## To be done
Return the material exactly as supplied, apart from the pictures, which are omitted.

## Available data

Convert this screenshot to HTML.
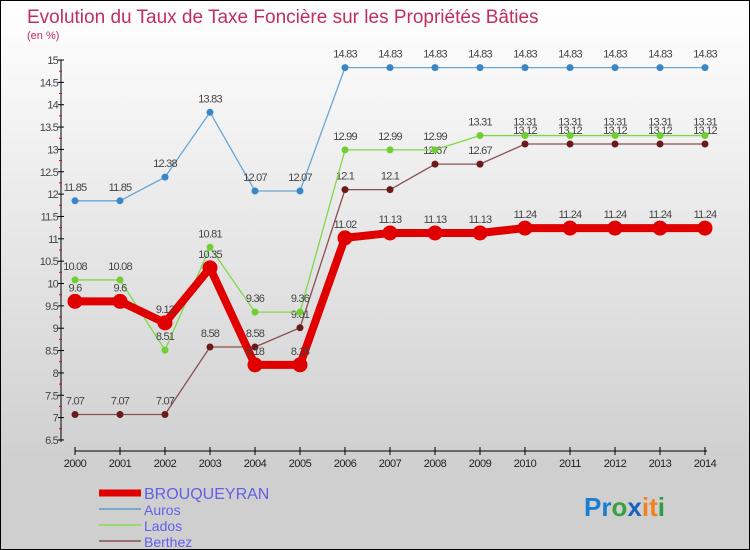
<!DOCTYPE html>
<html><head><meta charset="utf-8"><style>
body{margin:0}
#c{width:748px;height:548px;border:1px solid #000;background:linear-gradient(#fff,#cfcfcf 85%,#cfcfcf);position:relative;overflow:hidden;font-family:"Liberation Sans",sans-serif}
text{font-family:"Liberation Sans",sans-serif}
</style></head><body>
<div id="c">
<svg id="s" width="748" height="548">
<text x="26" y="22" font-size="19" fill="#c0305a">Evolution du Taux de Taxe Foncière sur les Propriétés Bâties</text>
<text x="26" y="38" font-size="11" fill="#c0305a">(en %)</text>
</svg>
</div>
<script>
const years=[2000,2001,2002,2003,2004,2005,2006,2007,2008,2009,2010,2011,2012,2013,2014];
const yTicks=[6.5,7,7.5,8,8.5,9,9.5,10,10.5,11,11.5,12,12.5,13,13.5,14,14.5,15];
const brouqueyran=[9.6,9.6,9.12,10.35,8.18,8.18,11.02,11.13,11.13,11.13,11.24,11.24,11.24,11.24,11.24];
const auros=[11.85,11.85,12.38,13.83,12.07,12.07,14.83,14.83,14.83,14.83,14.83,14.83,14.83,14.83,14.83];
const lados=[10.08,10.08,8.51,10.81,9.36,9.36,12.99,12.99,12.99,13.31,13.31,13.31,13.31,13.31,13.31];
const berthez=[7.07,7.07,7.07,8.58,8.58,9.01,12.1,12.1,12.67,12.67,13.12,13.12,13.12,13.12,13.12];
const s=document.getElementById('s');const NS='http://www.w3.org/2000/svg';
function X(i){return 74+i*45;}
function Y(v){return 59+(15-v)*44.7;}
function el(t,a,p){const e=document.createElementNS(NS,t);for(const k in a)e.setAttribute(k,a[k]);(p||s).appendChild(e);return e;}
// axes
let ax=el('line',{x1:60,y1:59,x2:60,y2:441,stroke:'#000','stroke-width':1});


yTicks.forEach((v,i)=>{
  el('line',{x1:57,x2:63,y1:Y(v),y2:Y(v),stroke:'#000'});
  if(i<yTicks.length-1)el('line',{x1:58,x2:61,y1:Y(v+0.25),y2:Y(v+0.25),stroke:'#e00'});
  const t=el('text',{x:57,y:Y(v)+4,'font-size':11,'text-anchor':'end',fill:'#444','letter-spacing':'-0.8'});
  t.textContent=v;
  
  
});
let xa=el('line',{x1:74,y1:450,x2:706,y2:450,stroke:'#000'});


years.forEach((y,i)=>{
  el('line',{x1:X(i),x2:X(i),y1:446,y2:454,stroke:'#000'});
  const t=el('text',{x:X(i),y:466,'font-size':11,'text-anchor':'middle',fill:'#222','letter-spacing':'-0.5'});
  t.textContent=y;
  
  
});
function series(d,col,w,r,name,dot){
  const g=el('g',{});
  
  
  el('polyline',{points:d.map((v,i)=>X(i)+','+Y(v)).join(' '),fill:'none',stroke:col,'stroke-width':w,'stroke-linejoin':'round'},g);
  d.forEach((v,i)=>{
    const c=el('circle',{cx:X(i),cy:Y(v),r:r,fill:dot},g);
    
    
    const t=el('text',{x:X(i),y:Y(v)-10,'font-size':11,'text-anchor':'middle',fill:'#444','letter-spacing':'-0.8'},g);
    t.textContent=v;
    
    
  });
}
series(auros,'#6aa6d6',1.3,3.5,'auros','#3a86c6');
series(berthez,'#8a5050',1.3,3.5,'berthez','#6b1a1a');
series(lados,'#7fd84a',1.3,3.5,'lados','#6fcf30');
series(brouqueyran,'#e00000',8,7.5,'brouqueyran','#e00000');
// legend
const leg=[['BROUQUEYRAN','#e00000',7,14],['Auros','#7aa8cc',2,9],['Lados','#99d870',2,9],['Berthez','#9a6e6e',2,9]];
leg.forEach((l,i)=>{
  const y=492+i*16;
  const g=el('g',{});
  
  
  el('line',{x1:98,x2:140,y1:y,y2:y,stroke:l[1],'stroke-width':l[2]},g);
  const t=el('text',{x:143,y:y+6,'font-size':l[3]+2,fill:'#6060e8'},g);
  if(i===0)t.setAttribute('font-size',16);else t.setAttribute('font-size',14);
  t.textContent=l[0];
});
const lg=el('text',{x:583,y:515,'font-size':26,'font-weight':'bold'});


[['Pr','#1a7ed0'],['o','#3aa040'],['x','#1a60c0'],['i','#f08020'],['t','#f08020'],['i','#2aa040']].forEach(p=>{const ts=el('tspan',{fill:p[1]},lg);ts.textContent=p[0];});
</script>
</body></html>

## Exercise response
Convert this screenshot to HTML.
<!DOCTYPE html>
<html><head><meta charset="utf-8"><style>
body{margin:0}
#c{width:748px;height:548px;border:1px solid #000;background:linear-gradient(#fff,#cfcfcf 85%,#cfcfcf);position:relative;overflow:hidden;font-family:"Liberation Sans",sans-serif}
text{font-family:"Liberation Sans",sans-serif}
</style></head><body>
<div id="c">
<svg id="s" width="748" height="548">
<text x="26" y="22" font-size="19" fill="#c0305a">Evolution du Taux de Taxe Foncière sur les Propriétés Bâties</text>
<text x="26" y="38" font-size="11" fill="#c0305a">(en %)</text>
</svg>
</div>
<script>
const years=[2000,2001,2002,2003,2004,2005,2006,2007,2008,2009,2010,2011,2012,2013,2014];
const yTicks=[6.5,7,7.5,8,8.5,9,9.5,10,10.5,11,11.5,12,12.5,13,13.5,14,14.5,15];
const brouqueyran=[9.6,9.6,9.12,10.35,8.18,8.18,11.02,11.13,11.13,11.13,11.24,11.24,11.24,11.24,11.24];
const auros=[11.85,11.85,12.38,13.83,12.07,12.07,14.83,14.83,14.83,14.83,14.83,14.83,14.83,14.83,14.83];
const lados=[10.08,10.08,8.51,10.81,9.36,9.36,12.99,12.99,12.99,13.31,13.31,13.31,13.31,13.31,13.31];
const berthez=[7.07,7.07,7.07,8.58,8.58,9.01,12.1,12.1,12.67,12.67,13.12,13.12,13.12,13.12,13.12];
const s=document.getElementById('s');const NS='http://www.w3.org/2000/svg';
function X(i){return 74+i*45;}
function Y(v){return 59+(15-v)*44.7;}
function el(t,a,p){const e=document.createElementNS(NS,t);for(const k in a)e.setAttribute(k,a[k]);(p||s).appendChild(e);return e;}
// axes
let ax=el('line',{x1:60,y1:59,x2:60,y2:441,stroke:'#000','stroke-width':1});


yTicks.forEach((v,i)=>{
  el('line',{x1:57,x2:63,y1:Y(v),y2:Y(v),stroke:'#000'});
  if(i<yTicks.length-1)el('line',{x1:58,x2:61,y1:Y(v+0.25),y2:Y(v+0.25),stroke:'#e00'});
  const t=el('text',{x:57,y:Y(v)+4,'font-size':11,'text-anchor':'end',fill:'#444','letter-spacing':'-0.8'});
  t.textContent=v;
  
  
});
let xa=el('line',{x1:74,y1:450,x2:706,y2:450,stroke:'#000'});


years.forEach((y,i)=>{
  el('line',{x1:X(i),x2:X(i),y1:446,y2:454,stroke:'#000'});
  const t=el('text',{x:X(i),y:466,'font-size':11,'text-anchor':'middle',fill:'#222','letter-spacing':'-0.5'});
  t.textContent=y;
  
  
});
function series(d,col,w,r,name,dot){
  const g=el('g',{});
  
  
  el('polyline',{points:d.map((v,i)=>X(i)+','+Y(v)).join(' '),fill:'none',stroke:col,'stroke-width':w,'stroke-linejoin':'round'},g);
  d.forEach((v,i)=>{
    const c=el('circle',{cx:X(i),cy:Y(v),r:r,fill:dot},g);
    
    
    const t=el('text',{x:X(i),y:Y(v)-10,'font-size':11,'text-anchor':'middle',fill:'#444','letter-spacing':'-0.8'},g);
    t.textContent=v;
    
    
  });
}
series(auros,'#6aa6d6',1.3,3.5,'auros','#3a86c6');
series(berthez,'#8a5050',1.3,3.5,'berthez','#6b1a1a');
series(lados,'#7fd84a',1.3,3.5,'lados','#6fcf30');
series(brouqueyran,'#e00000',8,7.5,'brouqueyran','#e00000');
// legend
const leg=[['BROUQUEYRAN','#e00000',7,14],['Auros','#7aa8cc',2,9],['Lados','#99d870',2,9],['Berthez','#9a6e6e',2,9]];
leg.forEach((l,i)=>{
  const y=492+i*16;
  const g=el('g',{});
  
  
  el('line',{x1:98,x2:140,y1:y,y2:y,stroke:l[1],'stroke-width':l[2]},g);
  const t=el('text',{x:143,y:y+6,'font-size':l[3]+2,fill:'#6060e8'},g);
  if(i===0)t.setAttribute('font-size',16);else t.setAttribute('font-size',14);
  t.textContent=l[0];
});
const lg=el('text',{x:583,y:515,'font-size':26,'font-weight':'bold'});


[['Pr','#1a7ed0'],['o','#3aa040'],['x','#1a60c0'],['i','#f08020'],['t','#f08020'],['i','#2aa040']].forEach(p=>{const ts=el('tspan',{fill:p[1]},lg);ts.textContent=p[0];});
</script>
</body></html>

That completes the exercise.